▸ **EXERCISE DETAILS**
List each line of the data in which the string "image" appears.

Entries with chart source code
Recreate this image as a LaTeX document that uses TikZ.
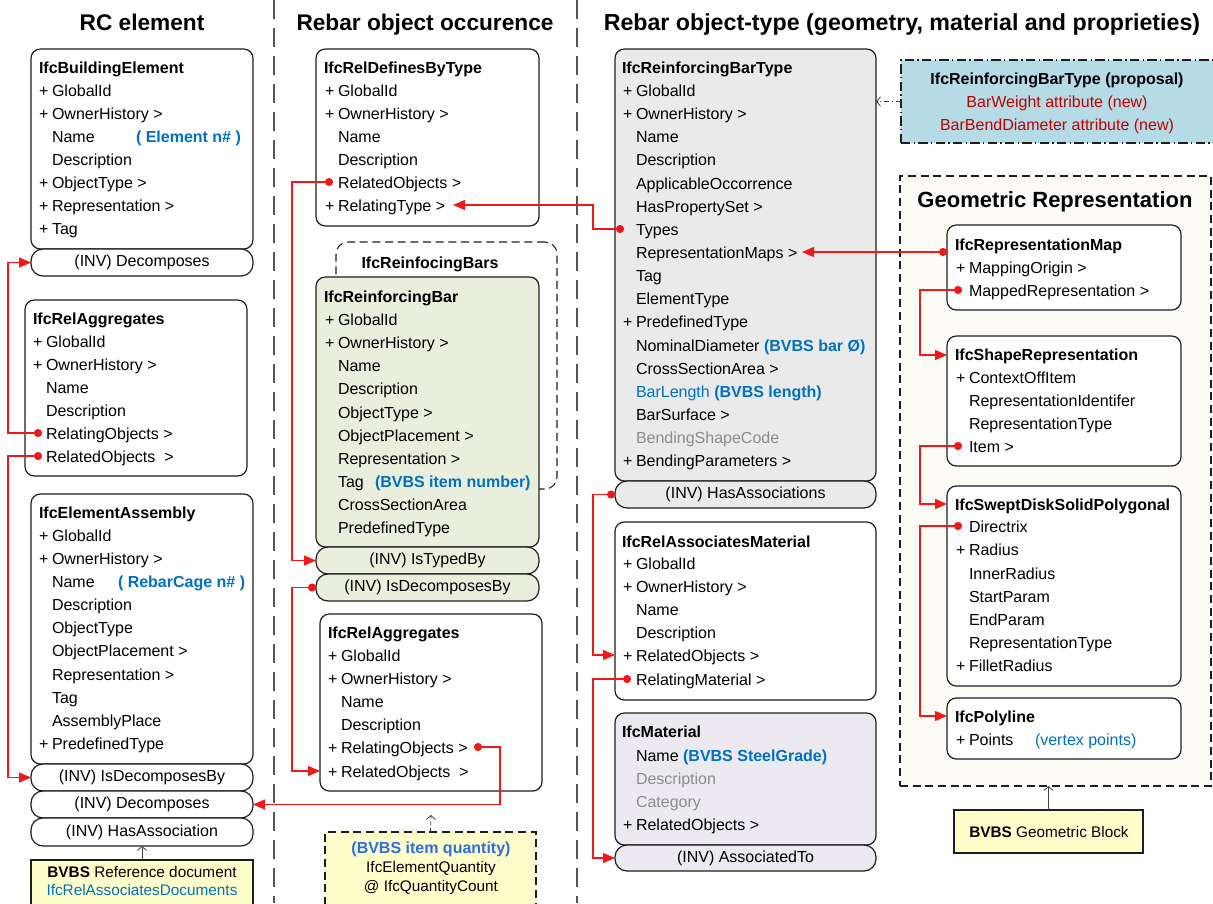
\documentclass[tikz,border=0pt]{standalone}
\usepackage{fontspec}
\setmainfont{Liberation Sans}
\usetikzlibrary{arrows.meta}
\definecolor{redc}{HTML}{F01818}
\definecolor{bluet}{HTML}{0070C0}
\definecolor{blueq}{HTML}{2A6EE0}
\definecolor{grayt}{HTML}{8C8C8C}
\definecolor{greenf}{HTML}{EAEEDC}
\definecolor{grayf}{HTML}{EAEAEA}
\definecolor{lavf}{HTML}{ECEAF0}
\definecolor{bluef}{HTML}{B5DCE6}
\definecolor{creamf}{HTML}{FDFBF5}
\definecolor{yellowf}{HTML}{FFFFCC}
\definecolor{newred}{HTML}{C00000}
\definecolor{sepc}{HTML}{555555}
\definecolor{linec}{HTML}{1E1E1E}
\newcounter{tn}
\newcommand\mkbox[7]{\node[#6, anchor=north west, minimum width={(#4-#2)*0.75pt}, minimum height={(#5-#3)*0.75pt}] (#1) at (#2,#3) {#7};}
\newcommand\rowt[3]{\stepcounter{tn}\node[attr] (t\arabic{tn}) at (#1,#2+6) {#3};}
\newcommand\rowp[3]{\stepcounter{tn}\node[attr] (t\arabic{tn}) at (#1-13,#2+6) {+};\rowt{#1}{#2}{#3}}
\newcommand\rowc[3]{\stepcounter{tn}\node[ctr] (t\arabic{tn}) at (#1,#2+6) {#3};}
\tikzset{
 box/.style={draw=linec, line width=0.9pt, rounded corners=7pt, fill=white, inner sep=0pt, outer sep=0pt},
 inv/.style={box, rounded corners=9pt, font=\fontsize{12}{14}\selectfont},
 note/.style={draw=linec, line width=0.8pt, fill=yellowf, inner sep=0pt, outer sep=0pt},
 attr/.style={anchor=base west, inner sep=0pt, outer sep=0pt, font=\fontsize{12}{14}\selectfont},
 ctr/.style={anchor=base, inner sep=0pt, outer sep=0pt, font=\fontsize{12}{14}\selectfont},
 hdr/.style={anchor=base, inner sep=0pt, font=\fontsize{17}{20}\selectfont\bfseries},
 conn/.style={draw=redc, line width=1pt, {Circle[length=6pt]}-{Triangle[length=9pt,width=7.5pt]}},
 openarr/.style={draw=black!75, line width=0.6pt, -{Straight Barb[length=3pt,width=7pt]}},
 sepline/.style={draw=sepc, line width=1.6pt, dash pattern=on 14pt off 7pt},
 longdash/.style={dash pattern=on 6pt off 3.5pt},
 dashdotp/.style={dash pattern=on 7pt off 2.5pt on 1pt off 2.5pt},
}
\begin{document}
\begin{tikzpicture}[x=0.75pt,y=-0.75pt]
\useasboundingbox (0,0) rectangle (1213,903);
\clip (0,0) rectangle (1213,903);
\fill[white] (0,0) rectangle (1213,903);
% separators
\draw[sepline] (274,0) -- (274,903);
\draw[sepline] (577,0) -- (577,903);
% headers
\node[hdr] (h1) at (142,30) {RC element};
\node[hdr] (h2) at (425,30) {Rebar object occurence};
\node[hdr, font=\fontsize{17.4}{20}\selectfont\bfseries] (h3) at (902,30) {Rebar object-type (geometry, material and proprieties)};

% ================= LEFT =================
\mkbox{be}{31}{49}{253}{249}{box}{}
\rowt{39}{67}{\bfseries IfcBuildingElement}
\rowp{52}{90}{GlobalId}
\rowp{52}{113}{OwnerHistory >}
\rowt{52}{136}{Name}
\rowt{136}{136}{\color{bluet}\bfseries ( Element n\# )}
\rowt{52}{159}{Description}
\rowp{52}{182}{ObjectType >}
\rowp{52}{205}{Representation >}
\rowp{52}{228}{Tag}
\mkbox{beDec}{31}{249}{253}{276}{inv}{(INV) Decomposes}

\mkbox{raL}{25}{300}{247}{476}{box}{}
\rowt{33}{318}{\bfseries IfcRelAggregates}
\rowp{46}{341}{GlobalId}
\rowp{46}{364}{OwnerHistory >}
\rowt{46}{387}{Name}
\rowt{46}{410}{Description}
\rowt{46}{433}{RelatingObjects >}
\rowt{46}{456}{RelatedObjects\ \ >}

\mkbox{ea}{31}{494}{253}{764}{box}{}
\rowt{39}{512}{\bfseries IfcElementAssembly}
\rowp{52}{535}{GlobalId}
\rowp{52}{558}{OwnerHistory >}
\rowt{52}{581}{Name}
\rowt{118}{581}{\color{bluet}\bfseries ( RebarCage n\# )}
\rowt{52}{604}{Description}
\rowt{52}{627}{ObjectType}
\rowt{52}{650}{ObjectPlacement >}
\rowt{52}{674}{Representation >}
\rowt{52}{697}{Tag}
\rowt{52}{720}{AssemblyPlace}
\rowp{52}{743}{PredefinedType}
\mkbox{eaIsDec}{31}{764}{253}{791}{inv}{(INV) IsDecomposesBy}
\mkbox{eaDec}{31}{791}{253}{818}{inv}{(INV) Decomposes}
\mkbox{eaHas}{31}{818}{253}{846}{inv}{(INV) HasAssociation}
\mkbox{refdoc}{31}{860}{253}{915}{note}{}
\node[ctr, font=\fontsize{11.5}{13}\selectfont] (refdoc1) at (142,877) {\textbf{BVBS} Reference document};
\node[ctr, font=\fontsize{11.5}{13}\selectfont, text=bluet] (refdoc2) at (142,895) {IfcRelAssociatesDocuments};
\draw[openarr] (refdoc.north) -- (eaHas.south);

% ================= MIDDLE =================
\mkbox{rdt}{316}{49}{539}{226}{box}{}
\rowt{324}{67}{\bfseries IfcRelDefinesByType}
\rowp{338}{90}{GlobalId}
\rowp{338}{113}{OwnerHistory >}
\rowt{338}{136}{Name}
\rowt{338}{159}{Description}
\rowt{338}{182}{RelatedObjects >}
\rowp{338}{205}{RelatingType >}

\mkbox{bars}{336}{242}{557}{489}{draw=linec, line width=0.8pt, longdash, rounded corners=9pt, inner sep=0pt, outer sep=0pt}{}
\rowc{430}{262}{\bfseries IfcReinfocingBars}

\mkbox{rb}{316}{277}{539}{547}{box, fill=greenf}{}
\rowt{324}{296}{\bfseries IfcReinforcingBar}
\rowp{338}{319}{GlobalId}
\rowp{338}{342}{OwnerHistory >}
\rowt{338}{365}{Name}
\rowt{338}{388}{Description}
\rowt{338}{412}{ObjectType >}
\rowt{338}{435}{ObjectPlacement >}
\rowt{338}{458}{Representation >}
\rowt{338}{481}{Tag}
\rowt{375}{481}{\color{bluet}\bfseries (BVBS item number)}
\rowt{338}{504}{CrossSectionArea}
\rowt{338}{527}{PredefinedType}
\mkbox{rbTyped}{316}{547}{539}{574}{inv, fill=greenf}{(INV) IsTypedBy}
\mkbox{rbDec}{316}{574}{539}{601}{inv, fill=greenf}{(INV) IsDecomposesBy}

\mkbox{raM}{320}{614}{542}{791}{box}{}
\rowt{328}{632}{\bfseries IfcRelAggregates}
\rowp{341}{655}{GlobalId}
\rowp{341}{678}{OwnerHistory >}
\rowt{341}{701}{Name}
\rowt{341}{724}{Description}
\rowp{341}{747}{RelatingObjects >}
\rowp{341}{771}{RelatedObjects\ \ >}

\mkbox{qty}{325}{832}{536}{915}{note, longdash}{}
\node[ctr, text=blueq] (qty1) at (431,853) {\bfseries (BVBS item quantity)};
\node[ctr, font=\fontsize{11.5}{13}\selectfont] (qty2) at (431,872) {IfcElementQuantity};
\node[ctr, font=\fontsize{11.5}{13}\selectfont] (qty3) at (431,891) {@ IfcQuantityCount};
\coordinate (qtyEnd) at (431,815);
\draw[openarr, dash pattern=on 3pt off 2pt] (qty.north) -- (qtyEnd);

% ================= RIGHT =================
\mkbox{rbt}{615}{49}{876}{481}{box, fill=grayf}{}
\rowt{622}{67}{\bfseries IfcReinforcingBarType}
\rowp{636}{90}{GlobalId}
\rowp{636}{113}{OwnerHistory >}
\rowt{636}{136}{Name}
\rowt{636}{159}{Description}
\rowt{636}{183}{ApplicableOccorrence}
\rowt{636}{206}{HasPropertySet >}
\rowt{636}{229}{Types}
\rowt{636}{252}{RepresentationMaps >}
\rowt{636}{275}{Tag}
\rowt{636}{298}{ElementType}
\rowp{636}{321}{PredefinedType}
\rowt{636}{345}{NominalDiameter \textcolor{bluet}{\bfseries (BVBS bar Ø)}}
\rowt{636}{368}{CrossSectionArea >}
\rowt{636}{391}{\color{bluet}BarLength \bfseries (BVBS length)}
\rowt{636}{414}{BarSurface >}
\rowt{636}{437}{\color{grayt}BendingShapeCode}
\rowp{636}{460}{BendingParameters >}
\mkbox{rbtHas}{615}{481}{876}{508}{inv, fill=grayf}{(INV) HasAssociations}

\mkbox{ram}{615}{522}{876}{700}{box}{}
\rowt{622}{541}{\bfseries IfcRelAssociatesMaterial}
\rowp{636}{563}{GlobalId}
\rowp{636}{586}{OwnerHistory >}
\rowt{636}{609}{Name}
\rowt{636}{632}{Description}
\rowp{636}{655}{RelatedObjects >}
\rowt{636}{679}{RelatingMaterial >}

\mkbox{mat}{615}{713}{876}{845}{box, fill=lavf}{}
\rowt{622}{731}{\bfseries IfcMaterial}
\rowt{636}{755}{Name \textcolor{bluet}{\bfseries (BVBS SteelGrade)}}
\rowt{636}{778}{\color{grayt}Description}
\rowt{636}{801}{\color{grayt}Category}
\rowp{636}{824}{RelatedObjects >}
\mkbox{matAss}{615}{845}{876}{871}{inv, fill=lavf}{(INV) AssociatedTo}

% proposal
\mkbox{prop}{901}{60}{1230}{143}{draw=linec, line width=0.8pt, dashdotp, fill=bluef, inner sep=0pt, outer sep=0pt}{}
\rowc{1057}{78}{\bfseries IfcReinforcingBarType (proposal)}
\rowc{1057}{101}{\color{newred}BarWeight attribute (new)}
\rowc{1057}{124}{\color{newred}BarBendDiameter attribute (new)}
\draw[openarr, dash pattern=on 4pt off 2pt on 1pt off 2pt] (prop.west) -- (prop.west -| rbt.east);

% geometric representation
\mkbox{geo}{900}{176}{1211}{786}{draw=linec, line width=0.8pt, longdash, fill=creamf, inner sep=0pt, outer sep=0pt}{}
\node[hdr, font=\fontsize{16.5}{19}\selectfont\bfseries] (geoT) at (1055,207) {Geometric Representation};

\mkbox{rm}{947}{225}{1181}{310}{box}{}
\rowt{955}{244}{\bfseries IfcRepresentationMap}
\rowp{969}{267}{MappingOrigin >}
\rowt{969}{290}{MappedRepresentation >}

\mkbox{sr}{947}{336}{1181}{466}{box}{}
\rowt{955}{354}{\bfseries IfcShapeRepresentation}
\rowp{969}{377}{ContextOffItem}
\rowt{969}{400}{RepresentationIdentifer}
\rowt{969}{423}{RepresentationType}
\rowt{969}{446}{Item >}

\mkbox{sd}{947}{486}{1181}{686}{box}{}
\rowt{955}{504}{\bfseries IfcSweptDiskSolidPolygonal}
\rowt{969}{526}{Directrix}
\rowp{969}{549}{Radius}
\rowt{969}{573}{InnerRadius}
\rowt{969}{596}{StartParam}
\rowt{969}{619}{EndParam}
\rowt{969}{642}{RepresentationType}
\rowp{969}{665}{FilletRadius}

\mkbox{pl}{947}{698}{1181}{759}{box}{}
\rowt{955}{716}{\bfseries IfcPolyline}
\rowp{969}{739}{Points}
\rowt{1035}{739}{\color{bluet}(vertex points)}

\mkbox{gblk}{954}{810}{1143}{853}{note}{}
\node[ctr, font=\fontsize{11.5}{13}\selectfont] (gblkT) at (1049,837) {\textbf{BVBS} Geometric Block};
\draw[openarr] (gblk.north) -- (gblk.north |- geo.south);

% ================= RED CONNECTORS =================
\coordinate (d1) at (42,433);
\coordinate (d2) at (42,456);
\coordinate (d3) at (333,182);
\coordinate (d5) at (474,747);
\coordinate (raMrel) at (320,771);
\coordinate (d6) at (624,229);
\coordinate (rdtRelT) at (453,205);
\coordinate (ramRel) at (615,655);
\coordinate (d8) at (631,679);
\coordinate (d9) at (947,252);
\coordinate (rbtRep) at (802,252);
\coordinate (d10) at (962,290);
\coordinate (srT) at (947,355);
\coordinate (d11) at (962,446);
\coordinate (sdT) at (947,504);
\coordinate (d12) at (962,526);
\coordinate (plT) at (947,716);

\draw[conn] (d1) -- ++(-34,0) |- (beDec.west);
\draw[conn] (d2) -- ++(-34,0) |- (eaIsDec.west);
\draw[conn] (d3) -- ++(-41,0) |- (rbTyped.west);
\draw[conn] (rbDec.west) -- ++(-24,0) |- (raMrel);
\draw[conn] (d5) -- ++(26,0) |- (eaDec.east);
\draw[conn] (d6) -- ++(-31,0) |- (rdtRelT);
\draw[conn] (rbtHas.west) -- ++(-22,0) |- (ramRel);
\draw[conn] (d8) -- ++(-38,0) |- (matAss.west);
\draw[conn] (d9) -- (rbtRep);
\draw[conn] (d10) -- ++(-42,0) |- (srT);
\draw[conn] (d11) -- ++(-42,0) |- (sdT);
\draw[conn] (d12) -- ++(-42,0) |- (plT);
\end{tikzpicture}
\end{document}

...

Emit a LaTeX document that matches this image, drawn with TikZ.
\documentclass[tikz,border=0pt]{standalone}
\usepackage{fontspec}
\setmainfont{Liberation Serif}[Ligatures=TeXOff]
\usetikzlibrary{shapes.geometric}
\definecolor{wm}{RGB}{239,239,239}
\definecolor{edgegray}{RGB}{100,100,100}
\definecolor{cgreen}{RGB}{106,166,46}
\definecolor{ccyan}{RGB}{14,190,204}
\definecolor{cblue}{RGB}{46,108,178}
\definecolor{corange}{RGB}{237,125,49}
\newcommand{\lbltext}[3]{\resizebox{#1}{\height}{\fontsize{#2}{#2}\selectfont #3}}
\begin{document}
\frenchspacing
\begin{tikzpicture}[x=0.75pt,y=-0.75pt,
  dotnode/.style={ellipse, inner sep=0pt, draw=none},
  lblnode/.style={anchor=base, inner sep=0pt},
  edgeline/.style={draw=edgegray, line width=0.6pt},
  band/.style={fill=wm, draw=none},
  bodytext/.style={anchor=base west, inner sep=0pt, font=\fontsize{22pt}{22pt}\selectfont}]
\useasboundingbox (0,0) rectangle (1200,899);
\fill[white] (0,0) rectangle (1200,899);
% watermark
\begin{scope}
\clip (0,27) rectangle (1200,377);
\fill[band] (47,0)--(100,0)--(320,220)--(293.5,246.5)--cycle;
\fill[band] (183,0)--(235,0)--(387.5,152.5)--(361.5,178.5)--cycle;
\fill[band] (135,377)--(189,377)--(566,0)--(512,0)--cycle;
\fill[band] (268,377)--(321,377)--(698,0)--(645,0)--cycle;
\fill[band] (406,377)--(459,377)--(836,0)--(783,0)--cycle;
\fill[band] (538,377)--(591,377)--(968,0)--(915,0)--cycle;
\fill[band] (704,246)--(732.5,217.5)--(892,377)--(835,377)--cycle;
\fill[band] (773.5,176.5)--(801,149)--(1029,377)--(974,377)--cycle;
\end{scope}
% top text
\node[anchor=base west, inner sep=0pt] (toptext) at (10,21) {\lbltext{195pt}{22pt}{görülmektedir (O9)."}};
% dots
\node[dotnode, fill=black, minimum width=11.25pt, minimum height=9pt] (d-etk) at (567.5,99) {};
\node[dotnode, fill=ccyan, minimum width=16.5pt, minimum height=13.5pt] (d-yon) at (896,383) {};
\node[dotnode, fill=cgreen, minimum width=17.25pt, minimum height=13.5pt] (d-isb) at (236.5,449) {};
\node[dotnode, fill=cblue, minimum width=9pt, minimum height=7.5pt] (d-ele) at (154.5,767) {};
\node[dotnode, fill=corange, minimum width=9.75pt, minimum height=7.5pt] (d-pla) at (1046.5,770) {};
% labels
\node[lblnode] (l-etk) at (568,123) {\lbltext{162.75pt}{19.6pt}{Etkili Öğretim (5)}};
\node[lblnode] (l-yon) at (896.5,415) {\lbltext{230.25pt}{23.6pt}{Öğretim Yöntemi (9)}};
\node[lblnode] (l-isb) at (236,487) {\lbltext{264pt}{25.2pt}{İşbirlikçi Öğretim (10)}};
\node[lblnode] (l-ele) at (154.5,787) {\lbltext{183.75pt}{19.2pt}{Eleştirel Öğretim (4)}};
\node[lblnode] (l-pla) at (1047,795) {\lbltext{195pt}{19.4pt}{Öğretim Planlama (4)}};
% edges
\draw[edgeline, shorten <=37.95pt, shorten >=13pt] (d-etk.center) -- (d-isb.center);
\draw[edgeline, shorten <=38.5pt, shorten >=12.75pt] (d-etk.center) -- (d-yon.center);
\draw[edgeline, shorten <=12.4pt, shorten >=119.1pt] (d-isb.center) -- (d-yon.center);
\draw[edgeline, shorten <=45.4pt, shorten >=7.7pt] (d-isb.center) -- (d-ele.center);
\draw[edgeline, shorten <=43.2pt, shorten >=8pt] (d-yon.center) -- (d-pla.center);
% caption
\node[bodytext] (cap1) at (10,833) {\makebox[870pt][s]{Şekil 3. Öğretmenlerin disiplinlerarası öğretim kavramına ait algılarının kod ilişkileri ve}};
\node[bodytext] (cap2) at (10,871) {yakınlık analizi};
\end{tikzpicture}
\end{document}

▸ **EXERCISE ANSWER**
Recreate this image as a LaTeX document that uses TikZ.
Emit a LaTeX document that matches this image, drawn with TikZ.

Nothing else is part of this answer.